Along the winding roll of toilet paper I read, “Romeo, o Romeo, wherefore art thou, Romeo?” In my early, “formative years”, I always looked for splits - in walls and secret spaces - where Confucius-style teachers were likely to pass their knowledge on. Sages, whose knowledge came from memory, not history.
You with wide eyes and nowhere to go, become your own everything, if you can. God is luck and we must all wait our turn.
That grey morning, when I stood as part of a garden – Monet style, wind-blown colors - the nurturing and desensitizing began. Pollination, fertilization and crossbreeding for the desired thought patterns and memories were carried out on us, yet we were still cloned expressions in a mono-culture. Autumn was the most poignant of memories: the time when we stood facing the forging of another cycle. Thoughts and memorized facts were harvested, seeds saved for future use. The waves of leaves crashing upon the sidewalk drowned out the sound of our steps, covering the dark earth imprints we had made on this earth. I wrapped myself in a wintery silence of remembered loneliness - the loneliness of birth - and walked home.
Out of the millions of words used everyday, only those that are bold - not part of the same old mold - have any chance of speciation in the generations to come.
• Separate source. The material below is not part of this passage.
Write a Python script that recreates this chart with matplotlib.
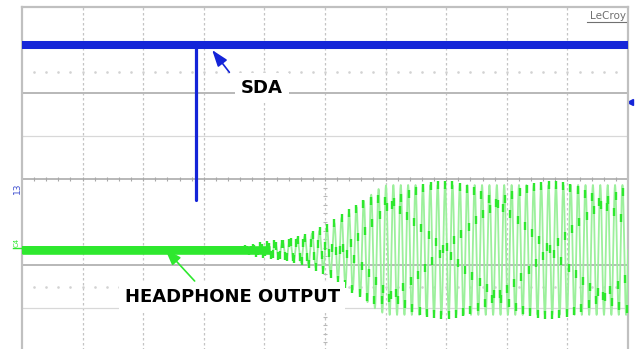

I find it funny: the same words I saw year after year will now, in a different order (essentially a different language), be the words I’ll use to escape this samsara of learning and relearning.
Words; soft and bending, loving, revolting,, revolutionary, manipulating, building and hiding...
It should be known by now that poetry creates error: a simple disruption in the genetic sequence that can go beyond the limits of destiny and even reprogram progress to mean change.